The role type tells you the scope of the part before you read a word of the description. These are the labels you will see most often:
- Lead
- The central character — the story follows this person throughout. Leads are at or near the top of the call sheet and typically appear in most scenes. On a feature, a lead is a significant time and material commitment.
- Supporting
- A named character who shapes the story without carrying it. Supporting roles often span multiple scenes and have a real arc, but the production centers on someone else.
- Co-Star
- A defined, named role — usually 1–3 scenes — that serves a specific narrative function. Co-star is a principal credit. On a resume it belongs in your credits; in terms of on-set commitment it is usually one or two shoot days.
- Guest Star
- A TV-specific credit that sits above co-star. It typically means a fully developed role that drives the episode in a meaningful way, even if the character does not return in future episodes.
- Day Player
- A contract term for a principal actor hired day-by-day. The role size can vary — a day player might have a single scene or might be a co-star's worth of material across one day of shooting.
- Under 5 (U/5)
- SAG-AFTRA terminology for a principal role with five lines or fewer. Still a principal credit — not background — but compensated at a specific U/5 rate.
- Background / Extra
- A non-speaking atmosphere role.
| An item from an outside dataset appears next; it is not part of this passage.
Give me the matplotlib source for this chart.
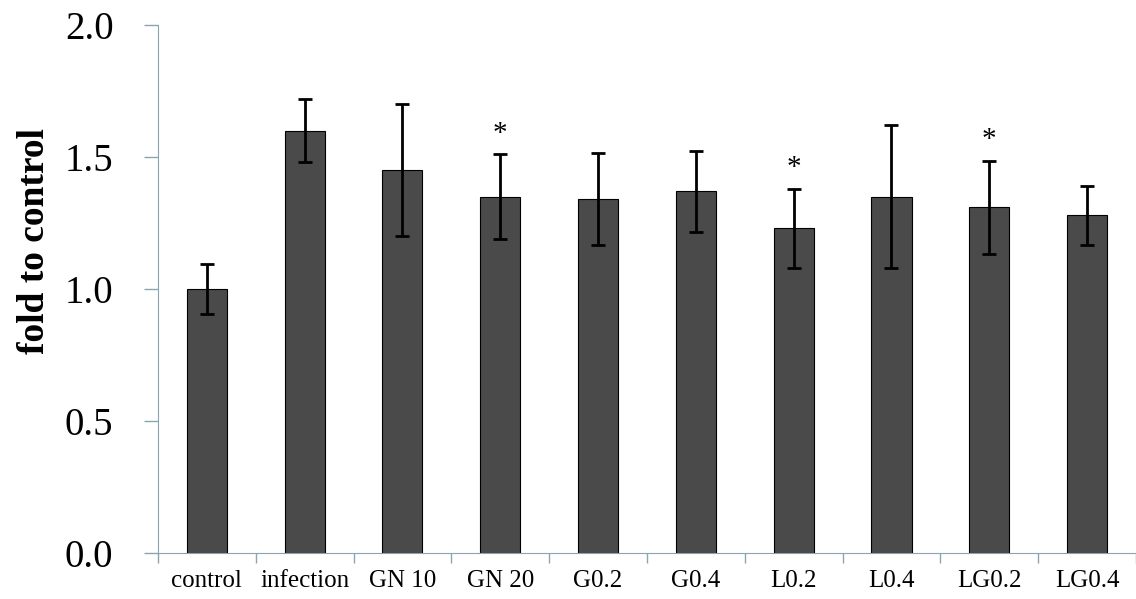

Background work is valuable experience and income, but it is generally not listed as a principal credit on an acting resume. Some breakdowns will not show background at all; others post it separately from principal roles.
Why role size matters before you submit: If you are targeting principal work to build your resume, a background-only breakdown is not a fit — even if the project name is impressive. Know what you are submitting for.